- Task requirements
Output each line exactly as it appears, skipping any embedded picture.

- Stored data
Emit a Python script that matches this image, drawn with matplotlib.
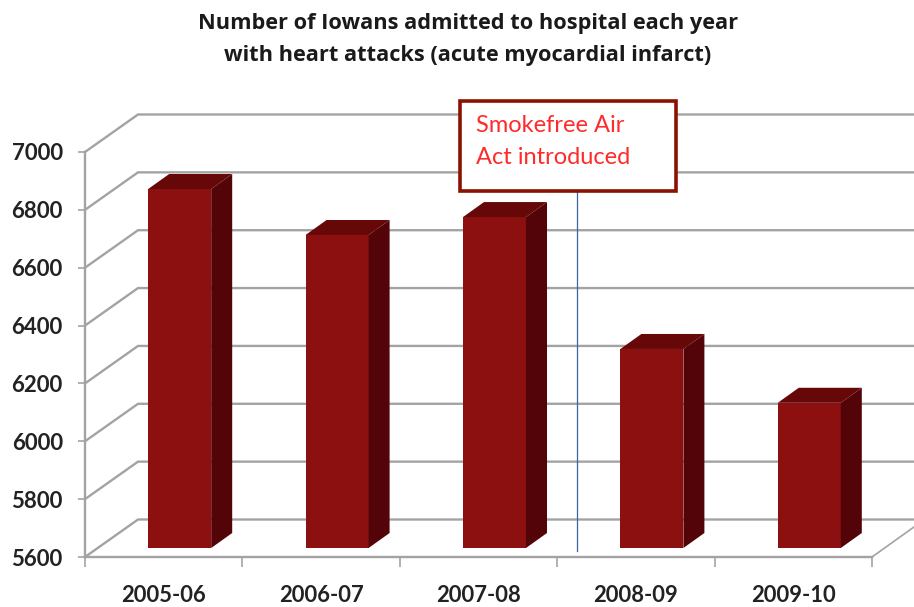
import matplotlib
matplotlib.use("Agg")
import matplotlib.pyplot as plt
from matplotlib.patches import Polygon, Rectangle

categories = ["2005-06", "2006-07", "2007-08", "2008-09", "2009-10"]
admissions = [6841, 6682, 6744, 6288, 6102]
y_ticks = [5600, 5800, 6000, 6200, 6400, 6600, 6800, 7000]
title_text = "Number of Iowans admitted to hospital each year\nwith heart attacks (acute myocardial infarct)"
note_text = "Smokefree Air\nAct introduced"

W, H = 914, 607
AX_L, AX_R, AX_T, AX_B = 85, 872, 152, 557
GREY = "#a3a3a3"
FRONT, SIDE, TOP = "#8c1010", "#520408", "#660808"
FONT = "Lato"

fig = plt.figure(figsize=(W / 100, H / 100), dpi=100, facecolor="white")
ax = fig.add_axes([AX_L / W, 1 - AX_B / H, (AX_R - AX_L) / W, (AX_B - AX_T) / H])
ax.set_xlim(-0.5, 4.5)
ax.set_ylim(5600, 7000)
ax.patch.set_visible(False)

ux = (AX_R - AX_L) / 5       # px per category
uy = (AX_B - AX_T) / 1400    # px per value unit
px = lambda v: v / ux
py = lambda v: v / uy

# wall and floor
wall_dx, wall_dy = px(53), py(37.5)
for v in y_ticks:
    ax.plot([-0.5, -0.5 + wall_dx, 4.5 + px(60)], [v, v + wall_dy, v + wall_dy],
            color=GREY, lw=1.7, clip_on=False, zorder=1, solid_joinstyle="miter")
ax.plot([4.5, 4.5 + px(42)], [5600, 5600 + py(30)], color=GREY, lw=1.2, clip_on=False, zorder=1)

# bars
shift_x, shift_y = px(16), py(9)
half = px(31.5)
side_dx, side_dy = px(21), py(15)
base = 5600 + shift_y
for i, v in enumerate(admissions):
    c = i + shift_x
    top = v + shift_y
    ax.add_patch(Rectangle((c - half, base), 2 * half, v - 5600, fc=FRONT, ec="none", zorder=3, clip_on=False))
    ax.add_patch(Polygon([(c + half, base), (c + half + side_dx, base + side_dy),
                          (c + half + side_dx, top + side_dy), (c + half, top)],
                         fc=SIDE, ec="none", zorder=3, clip_on=False))
    ax.add_patch(Polygon([(c - half, top), (c - half + side_dx, top + side_dy),
                          (c + half + side_dx, top + side_dy), (c + half, top)],
                         fc=TOP, ec="none", zorder=3, clip_on=False))

# marker line and note box
ax.plot([2.626, 2.626], [5620, 6900], color="#3c62a0", lw=0.9, zorder=4, clip_on=False)
box_l, box_r = -0.5 + px(458 + 1.5 - AX_L), -0.5 + px(677 - 1.5 - AX_L)
box_b, box_t = 5600 + py(AX_B - 191), 5600 + py(AX_B - 101.5)
ax.add_patch(Rectangle((box_l, box_b), box_r - box_l, box_t - box_b, fc="white", ec="#8b1200",
                       lw=2.6, zorder=5, clip_on=False))
fig.text(476 / W, 1 - 141.5 / H, note_text, color="#ff2a2a", fontsize=17, family=FONT,
         ha="left", va="center", linespacing=1.6, zorder=6)

# axes
for s in ("top", "right"):
    ax.spines[s].set_visible(False)
for s in ("left", "bottom"):
    ax.spines[s].set_color(GREY)
    ax.spines[s].set_linewidth(1.7)
    ax.spines[s].set_zorder(2)
ax.set_yticks(y_ticks)
ax.set_yticklabels([str(t) for t in y_ticks], fontsize=16, family=FONT, fontweight="bold", color="#222222")
ax.tick_params(axis="y", length=5, width=1.2, color=GREY, pad=11)
ax.set_xticks([i - 0.5 for i in range(6)])
ax.set_xticklabels([])
ax.set_xticks(range(5), minor=True)
ax.set_xticklabels(categories, minor=True, fontsize=15.8, family=FONT, fontweight="bold", color="#222222")
ax.tick_params(axis="x", which="major", length=7, width=1.2, color=GREY)
ax.tick_params(axis="x", which="minor", length=0, pad=20)

fig.text(468 / W, 1 - 39.5 / H, title_text, ha="center", va="center", fontsize=15.7, family="Open Sans",
         fontweight="bold", color="#1a1a1a", linespacing=1.65)

fig.savefig("out.png", dpi=100)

- Complete answer
Emit a Python script that matches this image, drawn with matplotlib.
import matplotlib
matplotlib.use("Agg")
import matplotlib.pyplot as plt
from matplotlib.patches import Polygon, Rectangle

categories = ["2005-06", "2006-07", "2007-08", "2008-09", "2009-10"]
admissions = [6841, 6682, 6744, 6288, 6102]
y_ticks = [5600, 5800, 6000, 6200, 6400, 6600, 6800, 7000]
title_text = "Number of Iowans admitted to hospital each year\nwith heart attacks (acute myocardial infarct)"
note_text = "Smokefree Air\nAct introduced"

W, H = 914, 607
AX_L, AX_R, AX_T, AX_B = 85, 872, 152, 557
GREY = "#a3a3a3"
FRONT, SIDE, TOP = "#8c1010", "#520408", "#660808"
FONT = "Lato"

fig = plt.figure(figsize=(W / 100, H / 100), dpi=100, facecolor="white")
ax = fig.add_axes([AX_L / W, 1 - AX_B / H, (AX_R - AX_L) / W, (AX_B - AX_T) / H])
ax.set_xlim(-0.5, 4.5)
ax.set_ylim(5600, 7000)
ax.patch.set_visible(False)

ux = (AX_R - AX_L) / 5       # px per category
uy = (AX_B - AX_T) / 1400    # px per value unit
px = lambda v: v / ux
py = lambda v: v / uy

# wall and floor
wall_dx, wall_dy = px(53), py(37.5)
for v in y_ticks:
    ax.plot([-0.5, -0.5 + wall_dx, 4.5 + px(60)], [v, v + wall_dy, v + wall_dy],
            color=GREY, lw=1.7, clip_on=False, zorder=1, solid_joinstyle="miter")
ax.plot([4.5, 4.5 + px(42)], [5600, 5600 + py(30)], color=GREY, lw=1.2, clip_on=False, zorder=1)

# bars
shift_x, shift_y = px(16), py(9)
half = px(31.5)
side_dx, side_dy = px(21), py(15)
base = 5600 + shift_y
for i, v in enumerate(admissions):
    c = i + shift_x
    top = v + shift_y
    ax.add_patch(Rectangle((c - half, base), 2 * half, v - 5600, fc=FRONT, ec="none", zorder=3, clip_on=False))
    ax.add_patch(Polygon([(c + half, base), (c + half + side_dx, base + side_dy),
                          (c + half + side_dx, top + side_dy), (c + half, top)],
                         fc=SIDE, ec="none", zorder=3, clip_on=False))
    ax.add_patch(Polygon([(c - half, top), (c - half + side_dx, top + side_dy),
                          (c + half + side_dx, top + side_dy), (c + half, top)],
                         fc=TOP, ec="none", zorder=3, clip_on=False))

# marker line and note box
ax.plot([2.626, 2.626], [5620, 6900], color="#3c62a0", lw=0.9, zorder=4, clip_on=False)
box_l, box_r = -0.5 + px(458 + 1.5 - AX_L), -0.5 + px(677 - 1.5 - AX_L)
box_b, box_t = 5600 + py(AX_B - 191), 5600 + py(AX_B - 101.5)
ax.add_patch(Rectangle((box_l, box_b), box_r - box_l, box_t - box_b, fc="white", ec="#8b1200",
                       lw=2.6, zorder=5, clip_on=False))
fig.text(476 / W, 1 - 141.5 / H, note_text, color="#ff2a2a", fontsize=17, family=FONT,
         ha="left", va="center", linespacing=1.6, zorder=6)

# axes
for s in ("top", "right"):
    ax.spines[s].set_visible(False)
for s in ("left", "bottom"):
    ax.spines[s].set_color(GREY)
    ax.spines[s].set_linewidth(1.7)
    ax.spines[s].set_zorder(2)
ax.set_yticks(y_ticks)
ax.set_yticklabels([str(t) for t in y_ticks], fontsize=16, family=FONT, fontweight="bold", color="#222222")
ax.tick_params(axis="y", length=5, width=1.2, color=GREY, pad=11)
ax.set_xticks([i - 0.5 for i in range(6)])
ax.set_xticklabels([])
ax.set_xticks(range(5), minor=True)
ax.set_xticklabels(categories, minor=True, fontsize=15.8, family=FONT, fontweight="bold", color="#222222")
ax.tick_params(axis="x", which="major", length=7, width=1.2, color=GREY)
ax.tick_params(axis="x", which="minor", length=0, pad=20)

fig.text(468 / W, 1 - 39.5 / H, title_text, ha="center", va="center", fontsize=15.7, family="Open Sans",
         fontweight="bold", color="#1a1a1a", linespacing=1.65)

fig.savefig("out.png", dpi=100)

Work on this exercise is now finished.